To initialize the search, initial structures need to be generated. This is
carried out using the :class:`StartGenerator`, which in addition to the
*template* and *stoichiometry* defined above, need a *box* in which to randomly
place the atoms defined in the *stoichiometry*.

The *box* is naturally defined by a point *p0* and three spanning vectors going
out from that point. These are defined bu the 3x3 matrix *v* in the example.
In the example a 20Åx20Åx20Å square box in the center of the cell is used::

    import numpy as np
    v = 5*np.eye(3)
    p0 = np.array((7.5, 7.5, 7.5))
    box = [p0, v]

The *startgenerator* can then be initialized with the code::

    from gofee.candidates import StartGenerator
    sg = StartGenerator(template, stoichiometry, box)

CandidateGenerator
==================

In GOFEE, the configurational space is explored by generation new candidate structures.
New candidates can be either completely random structures made using the *startgenerator*
or they can be the result of applying mutation operations to a population of some of the
best structures visited during the search. Examples of mutaion operations are the
:class:`RattleMutation`, which randomly shifts some of the atoms and the
:class:`PermutaionMutation` which randomly permutes some atoms of different type.
In this example we only optimize atoms of a single type, and therfor only use the
:class:`RattleMutation`, initializing it to rattle on average Natoms=3 atoms a maximum
distance of rattle_range=4Å, is achieved with::

    from gofee.candidates import RattleMutation
    n_to_optimize = len(stoichiometry)
    rattle = RattleMutation(n_to_optimize, Nrattle=3, rattle_range=4)
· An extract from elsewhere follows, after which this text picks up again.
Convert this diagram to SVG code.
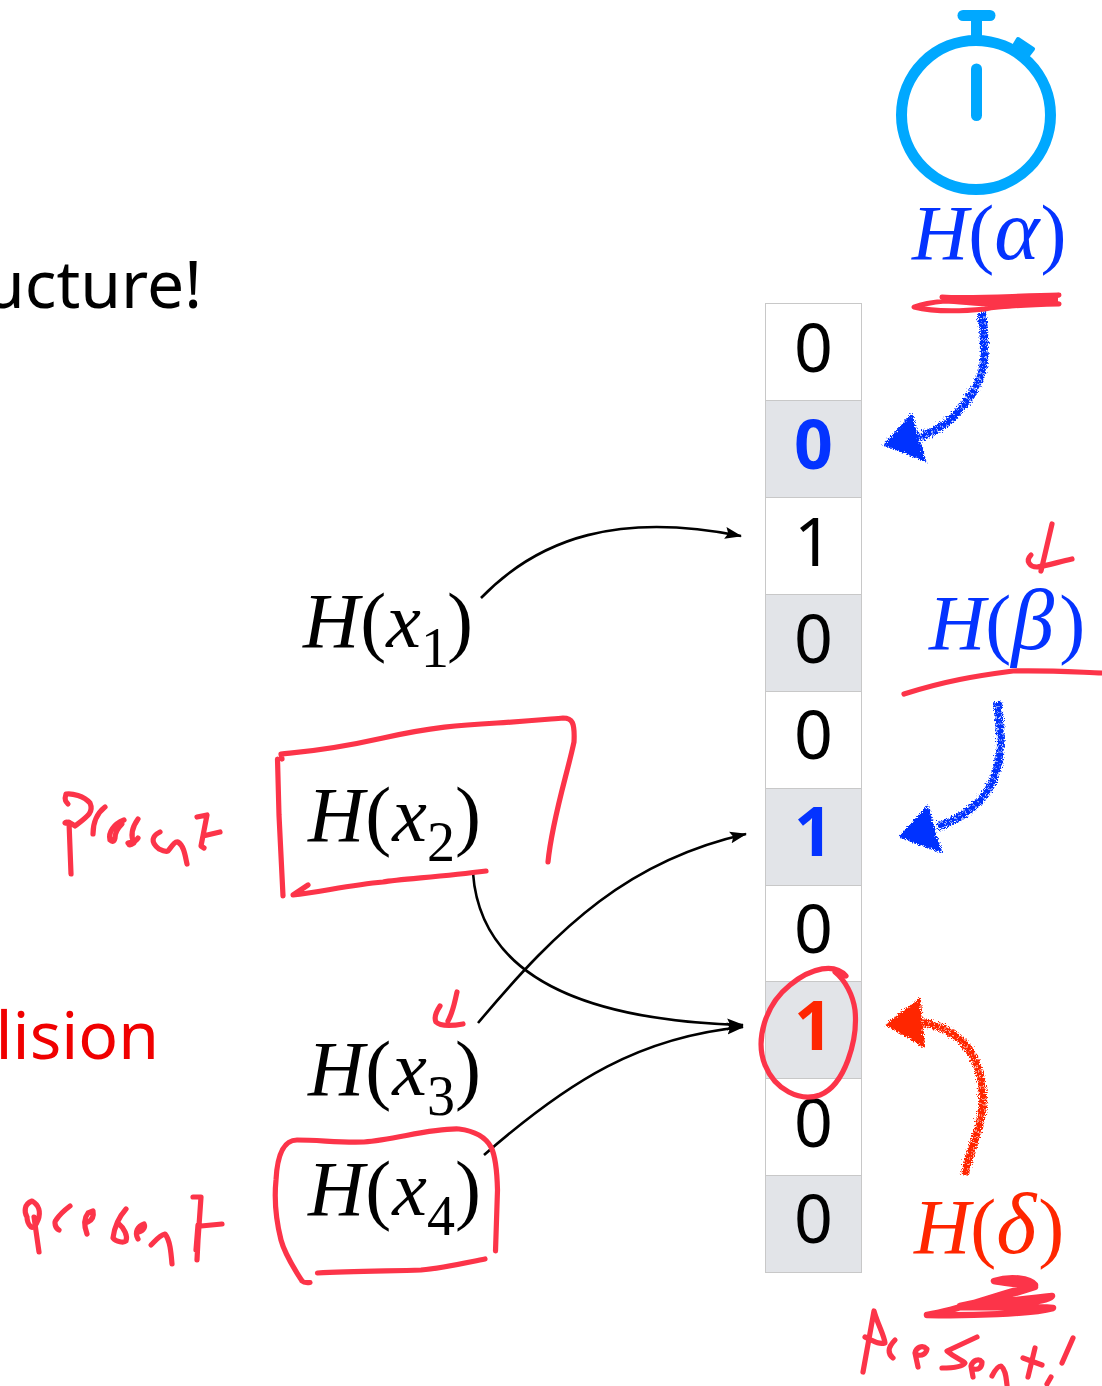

Given some of the above described operations. e.g. a :class:`StartGenerator`
and a :class:`RattleMutation`, one can initialize a :class:`CandidateGenerator`,
which handles the generation of new candidates by applying the supplied
*operations* with probability specified in the *probabilities* list.
A CandidateGenerator which uses the startgenerator *sg* with 20% probability and
the rattle operation *rattle* with 80% probability, is initialized as follows::

    from gofee.candidates import CandidateGenerator
    candidate_generator = CandidateGenerator(probabilities=[0.2, 0.8],
                                             operations=[sg, rattle])

Initialize and run GOFEE
========================

With all the above objects defined, we are ready to initialize and run GOFEE.
To run the search for 60 iterations with a population size of 5, use::

    from gofee import GOFEE
    search = GOFEE(calc=calc,
                startgenerator=sg,
                candidate_generator=candidate_generator,
                max_steps=60,
                population_size=5)
    search.run()

This tutorial relies on many default settings of GOFEE, which could be changed.
To see how these settings are changed, have a look at the other tutorials.